Directive: Extract, without alteration, each line from the start of the listing to the line bearing "import * as".

Dataset excerpt:
---

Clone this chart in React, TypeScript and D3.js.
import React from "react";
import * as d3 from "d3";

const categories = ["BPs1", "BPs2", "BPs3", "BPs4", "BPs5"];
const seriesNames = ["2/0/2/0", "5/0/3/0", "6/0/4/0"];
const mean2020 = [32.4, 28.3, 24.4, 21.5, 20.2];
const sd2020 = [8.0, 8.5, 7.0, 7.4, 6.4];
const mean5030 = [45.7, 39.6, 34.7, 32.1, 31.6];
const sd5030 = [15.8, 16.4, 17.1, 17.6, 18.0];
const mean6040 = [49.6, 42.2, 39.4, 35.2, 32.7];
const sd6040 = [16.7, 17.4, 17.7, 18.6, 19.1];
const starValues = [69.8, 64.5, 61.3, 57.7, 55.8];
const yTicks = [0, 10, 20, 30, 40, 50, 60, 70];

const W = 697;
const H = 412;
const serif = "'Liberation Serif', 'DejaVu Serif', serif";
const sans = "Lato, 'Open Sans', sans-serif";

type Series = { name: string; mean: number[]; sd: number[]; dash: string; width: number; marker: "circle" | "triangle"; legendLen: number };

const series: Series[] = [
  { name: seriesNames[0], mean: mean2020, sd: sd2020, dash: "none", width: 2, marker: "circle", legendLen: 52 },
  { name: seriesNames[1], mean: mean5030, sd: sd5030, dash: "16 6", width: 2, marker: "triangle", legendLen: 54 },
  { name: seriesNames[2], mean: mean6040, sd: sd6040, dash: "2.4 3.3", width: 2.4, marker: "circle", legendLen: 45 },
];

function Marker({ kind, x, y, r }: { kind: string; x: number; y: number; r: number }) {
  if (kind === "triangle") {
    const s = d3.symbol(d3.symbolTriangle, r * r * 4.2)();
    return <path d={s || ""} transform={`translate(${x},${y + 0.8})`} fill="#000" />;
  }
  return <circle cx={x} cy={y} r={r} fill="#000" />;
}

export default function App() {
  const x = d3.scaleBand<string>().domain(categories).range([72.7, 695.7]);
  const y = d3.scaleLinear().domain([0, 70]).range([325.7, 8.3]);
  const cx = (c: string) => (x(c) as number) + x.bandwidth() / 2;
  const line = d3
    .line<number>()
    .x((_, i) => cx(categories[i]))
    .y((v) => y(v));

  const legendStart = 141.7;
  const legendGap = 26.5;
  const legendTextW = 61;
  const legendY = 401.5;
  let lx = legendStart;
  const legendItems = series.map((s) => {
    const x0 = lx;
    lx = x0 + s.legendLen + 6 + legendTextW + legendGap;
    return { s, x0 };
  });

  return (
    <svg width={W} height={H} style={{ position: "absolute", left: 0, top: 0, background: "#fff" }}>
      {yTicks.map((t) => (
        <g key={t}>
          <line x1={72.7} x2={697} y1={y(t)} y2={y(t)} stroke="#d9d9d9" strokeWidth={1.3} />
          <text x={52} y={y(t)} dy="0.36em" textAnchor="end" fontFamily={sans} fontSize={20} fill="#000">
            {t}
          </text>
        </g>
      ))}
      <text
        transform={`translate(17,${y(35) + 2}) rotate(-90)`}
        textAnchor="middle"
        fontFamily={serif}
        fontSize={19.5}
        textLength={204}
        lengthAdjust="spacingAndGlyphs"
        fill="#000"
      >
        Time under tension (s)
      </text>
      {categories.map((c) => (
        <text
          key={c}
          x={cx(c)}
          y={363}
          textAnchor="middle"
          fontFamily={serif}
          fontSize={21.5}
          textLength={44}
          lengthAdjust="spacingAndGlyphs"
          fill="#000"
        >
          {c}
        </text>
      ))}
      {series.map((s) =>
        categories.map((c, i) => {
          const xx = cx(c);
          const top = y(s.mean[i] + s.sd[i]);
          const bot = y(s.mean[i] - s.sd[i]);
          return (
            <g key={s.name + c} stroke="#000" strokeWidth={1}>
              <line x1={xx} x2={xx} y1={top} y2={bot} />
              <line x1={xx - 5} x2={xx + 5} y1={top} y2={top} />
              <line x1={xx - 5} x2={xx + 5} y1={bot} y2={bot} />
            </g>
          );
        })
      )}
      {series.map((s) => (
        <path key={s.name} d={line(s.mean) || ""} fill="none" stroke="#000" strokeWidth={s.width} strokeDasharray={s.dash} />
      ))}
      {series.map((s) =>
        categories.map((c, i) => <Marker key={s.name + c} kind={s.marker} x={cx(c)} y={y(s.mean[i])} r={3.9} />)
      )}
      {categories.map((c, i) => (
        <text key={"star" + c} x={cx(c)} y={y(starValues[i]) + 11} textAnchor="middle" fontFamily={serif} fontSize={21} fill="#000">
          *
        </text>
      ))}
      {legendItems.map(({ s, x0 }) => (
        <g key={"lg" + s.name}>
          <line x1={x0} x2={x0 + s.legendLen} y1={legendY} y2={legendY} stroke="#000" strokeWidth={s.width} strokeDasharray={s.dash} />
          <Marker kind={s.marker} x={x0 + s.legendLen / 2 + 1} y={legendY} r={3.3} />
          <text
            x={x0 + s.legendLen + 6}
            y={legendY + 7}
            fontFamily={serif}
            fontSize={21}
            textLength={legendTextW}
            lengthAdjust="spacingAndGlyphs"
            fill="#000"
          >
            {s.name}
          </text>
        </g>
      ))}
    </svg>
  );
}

---

Output for this task:
Clone this chart in React, TypeScript and D3.js.
import React from "react";
import * as d3 from "d3";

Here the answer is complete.